A Master of Science thesis in Mechatronics Engineering by Ibrahim Javed Choudhary
entitled, "Artificial Intelligence-Based Modeling of the Nonlinear Behavior of Buckling-Restrained Braces," submitted in March 2013. Thesis advisor is Dr. Khaled Assaleh and co-advisor is Dr. Mohammad AlHamayde. Available are both soft and hard copies of the thesis.
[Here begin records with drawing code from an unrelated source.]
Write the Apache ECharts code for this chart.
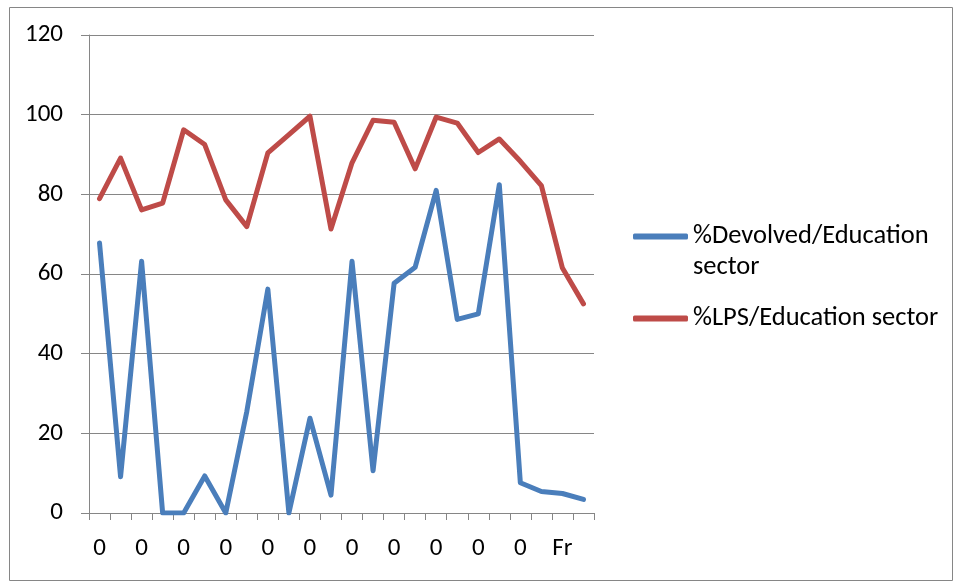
<!DOCTYPE html>
<html>
<head>
<meta charset="utf-8">
<script src="https://cdn.jsdelivr.net/npm/echarts@6/dist/echarts.min.js"></script>
<style>
html,body{margin:0;padding:0;background:#fff;}
#chart{width:957px;height:581px;}
</style>
</head>
<body>
<div id="chart"></div>
<script>
var categories = ['0','0','0','0','0','0','0','0','0','0','0','0','0','0','0','0','0','0','0','0','0','0','Fr','0'];
var devolved = [67.8, 9.1, 63.2, 0, 0, 9.3, 0, 25.5, 56.2, 0, 23.8, 4.5, 63.2, 10.6, 57.7, 61.7, 81.0, 48.6, 50.0, 82.4, 7.6, 5.4, 4.9, 3.4];
var lps = [78.9, 89.1, 76.1, 77.8, 96.2, 92.5, 78.6, 71.9, 90.4, 95.0, 99.6, 71.3, 87.9, 98.6, 98.1, 86.4, 99.4, 97.9, 90.5, 93.9, 88.3, 82.2, 61.5, 52.5];
var seriesNames = ['%Devolved/Education sector', '%LPS/Education sector'];
var yTicks = {min: 0, max: 120, interval: 20};

var FONT = 'Carlito, Calibri, "Liberation Sans", sans-serif';
var chart = echarts.init(document.getElementById('chart'), null, {renderer: 'canvas'});
chart.setOption({
  animation: false,
  backgroundColor: '#ffffff',
  graphic: [{
    type: 'rect', left: 7, top: 5, silent: true,
    shape: {width: 943, height: 573},
    style: {fill: 'none', stroke: '#868686', lineWidth: 1}
  }],
  grid: {left: 89, right: 363, top: 35, bottom: 68, containLabel: false},
  legend: {
    orient: 'vertical',
    left: 633,
    top: 190,
    padding: 0,
    itemWidth: 55,
    itemHeight: 6,
    itemGap: 20,
    icon: 'roundRect',
    textStyle: {fontFamily: FONT, fontSize: 26.5, color: '#000', lineHeight: 31},
    formatter: function (n) { return n === seriesNames[0] ? '\n%Devolved/Education\nsector' : n; },
    data: [seriesNames[0], seriesNames[1]]
  },
  xAxis: {
    type: 'category',
    data: categories,
    boundaryGap: true,
    axisLine: {lineStyle: {color: '#868686', width: 1}},
    axisTick: {show: true, interval: 0, length: 7, lineStyle: {color: '#868686'}},
    axisLabel: {interval: 1, margin: 23, color: '#000', fontFamily: FONT, fontSize: 25},
    splitLine: {show: false}
  },
  yAxis: {
    type: 'value',
    min: yTicks.min, max: yTicks.max, interval: yTicks.interval,
    axisLine: {show: true, lineStyle: {color: '#868686', width: 1}},
    axisTick: {show: true, length: 8, lineStyle: {color: '#868686'}},
    axisLabel: {margin: 26, color: '#000', fontFamily: FONT, fontSize: 25},
    splitLine: {show: true, lineStyle: {color: '#868686', width: 1}}
  },
  series: [
    {
      name: seriesNames[0], type: 'line', data: devolved,
      showSymbol: false, symbol: 'none',
      lineStyle: {color: '#4A7EBB', width: 5, cap: 'round', join: 'round'},
      itemStyle: {color: '#4A7EBB'}
    },
    {
      name: seriesNames[1], type: 'line', data: lps,
      showSymbol: false, symbol: 'none',
      lineStyle: {color: '#BE4B48', width: 5, cap: 'round', join: 'round'},
      itemStyle: {color: '#BE4B48'}
    }
  ]
});
</script>
</body>
</html>
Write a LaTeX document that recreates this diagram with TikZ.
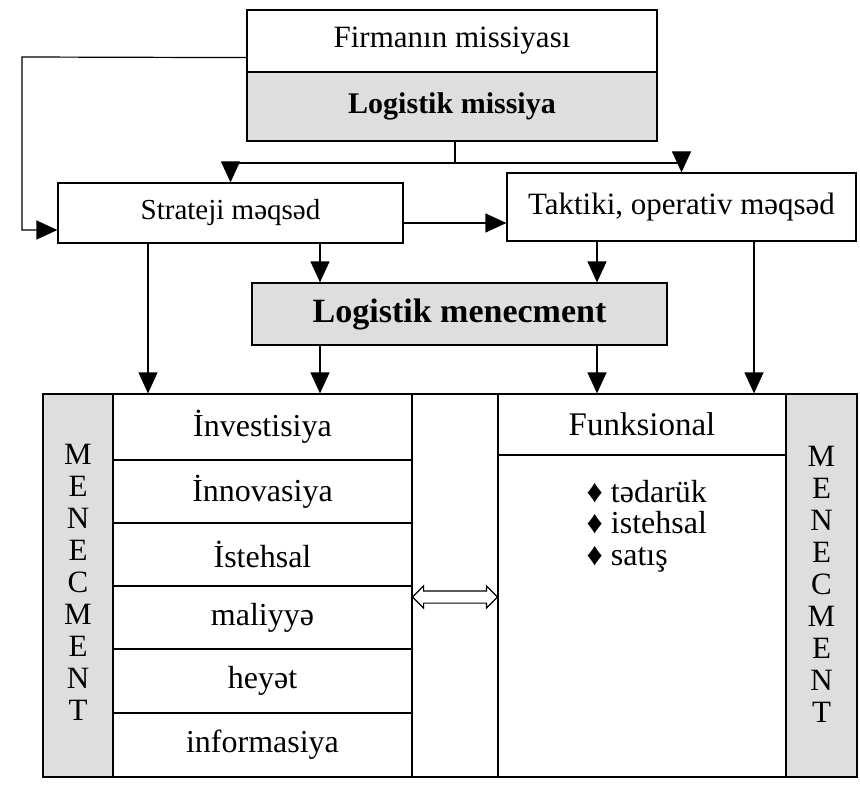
\documentclass[tikz,border=0pt]{standalone}
\usepackage{fontspec}
\setmainfont{Liberation Serif}
\usetikzlibrary{arrows.meta,shapes.arrows,calc}

\begin{document}
\begin{tikzpicture}[x=1pt,y=-1pt,
  line width=1.2pt,
  cell/.style={draw,inner sep=0pt,anchor=center},
  shaded/.style={cell,fill=black!13},
  tip/.style={-{Triangle[length=21pt,width=19pt]}},
  fsize/.style={font=\fontsize{#1}{#1}\selectfont},
  letters/.style={inner sep=0pt,align=center,font=\fontsize{31}{32}\selectfont}]

\useasboundingbox (0,0) rectangle (860,789);

% mission boxes
\node[cell,minimum width=410pt,minimum height=62pt,fsize=31] (fm) at (452,41) {Firmanın missiyası};
\node[shaded,minimum width=410pt,minimum height=69pt,font=\fontsize{30}{30}\selectfont\bfseries] (lm) at (452,106.5) {Logistik missiya};

% goals
\node[cell,minimum width=345pt,minimum height=60pt,fsize=29] (sm) at (230.5,213) {Strateji məqsəd};
\node[cell,minimum width=349pt,minimum height=68pt,fsize=31] (tm) at (681.5,207) {Taktiki, operativ məqsəd};

% logistic management
\node[shaded,minimum width=415pt,minimum height=62pt,font=\fontsize{34}{34}\selectfont\bfseries] (lmen) at (459.5,314) {Logistik menecment};

% lower block: left management column
\node[shaded,minimum width=70pt,minimum height=383pt] (lmc) at (78,585.5) {};
\node[letters] (lmt) at (78,582) {M\\E\\N\\E\\C\\M\\E\\N\\T};

% lower block: resource rows
\node[cell,minimum width=299pt,minimum height=66pt,fsize=32] (r1) at (262.5,427) {İnvestisiya};
\node[cell,minimum width=299pt,minimum height=63pt,fsize=32] (r2) at (262.5,491.5) {İnnovasiya};
\node[cell,minimum width=299pt,minimum height=63pt,fsize=32] (r3) at (262.5,554.5) {İstehsal};
\node[cell,minimum width=299pt,minimum height=63pt,fsize=32] (r4) at (262.5,617.5) {maliyyə};
\node[cell,minimum width=299pt,minimum height=64pt,fsize=32] (r5) at (262.5,681) {heyət};
\node[cell,minimum width=299pt,minimum height=64pt,fsize=32] (r6) at (262.5,745) {informasiya};

% gap column with the two-way arrow
\node[cell,minimum width=86pt,minimum height=383pt] (gap) at (455,585.5) {};
\node[double arrow,draw,line width=1.2pt,inner xsep=0pt,inner ysep=5.5pt,minimum height=85pt,
      double arrow head extend=5pt,double arrow head indent=0pt] (dbl) at (455,597) {};

% functional column
\node[cell,minimum width=288pt,minimum height=61pt,fsize=33] (fh) at (642,424.5) {Funksional};
\node[cell,minimum width=288pt,minimum height=322pt] (fb) at (642,616) {};
\node[anchor=base west,inner sep=0pt,fsize=32] (b1) at (586,502) {♦ tədarük};
\node[anchor=base west,inner sep=0pt,fsize=32] (b2) at (586,533) {♦ istehsal};
\node[anchor=base west,inner sep=0pt,fsize=32] (b3) at (586,565) {♦ satış};

% right management column
\node[shaded,minimum width=71pt,minimum height=383pt] (rmc) at (821.5,585.5) {};
\node[letters] (rmt) at (821.5,584) {M\\E\\N\\E\\C\\M\\E\\N\\T};

% connectors: mission to goals
\coordinate (split) at (455,163);
\draw (lm.south -| split) -- (split);
\draw[tip] (split) -| (sm.north);
\draw[tip] (split) -| (tm.north);

% feedback from company mission to strategic goal
\coordinate (fbA) at ($(fm.south west)+(0,-15)$);
\coordinate (fbB) at (22,57);
\coordinate (fbC) at (22,230);
\coordinate (fbD) at (sm.west |- fbC);
\draw[tip] (fbA) -- (fbB) -- (fbC) -- (fbD);

% strategic to tactical
\draw[tip] (sm.east |- 0,223) -- (tm.west |- 0,223);

% goals to management and lower block
\draw[tip] (sm.south -| 148,0) -- (r1.north -| 148,0);
\draw[tip] (sm.south -| 320,0) -- (lmen.north -| 320,0);
\draw[tip] (tm.south -| 597,0) -- (lmen.north -| 597,0);
\draw[tip] (tm.south -| 754,0) -- (fh.north -| 754,0);
\draw[tip] (lmen.south -| 320,0) -- (r1.north -| 320,0);
\draw[tip] (lmen.south -| 597,0) -- (fh.north -| 597,0);

\end{tikzpicture}
\end{document}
The present research attempts to investigate and compare various artificial intelligence techniques to model the dynamic nonlinear behavior of Buckling Restrained Braces (BRBs). The various intelligent models are developed using normalized time-delayed inputs and outputs to predict normalized brace forces during load reversals. The values of brace forces are denormalized via an auxiliary intelligent (MLP) model. The training and testing of the proposed models are performed using experimental data from BRB specimens tested at the Pacific Earthquake Engineering Research (PEER) Center, University of California, Berkley. Experimental data from one specimen is used in the model development (training) stage. In addition, three sets of data are used to test the model's learning and generalizing abilities. Brace extensions are used as the network input to estimate the resulting brace forces in a longitudinal direction only. The network performance with different parameters is evaluated in order to arrive at an optimized architecture that best models the phenomenon. The nonlinear hysteretic behavior predicted by the majority of the employed models shows excellent agreement with the experimental results for the training sample. The generalization and prediction capability of the several proposed models is further demonstrated by predicting the hysteretic behavior of the testing samples with noticeable and vivid accuracy. The presented models represent a powerful tool for virtually testing BRB specimens. Such a tool supplements the traditionally available experimental tools for BRB performance investigation. A comparison on the basis of RMSE and Coefficient of Determination (R^2) is carried out to quantify and judge the performance of each implemented model. Further, the estimated peak response quantities and the energy dissipation during hysteretic cycles are also evaluated for precise comparison. The developed modeling techniques facilitate the BRB design and performance investigation processes by minimizing the need for, and extent of, experimental testing. Keywords: Buckling-Restrained Brace, Artificial Neural Network, TDNN, NARX, GMM, ANFIS, Polynomial Classifier.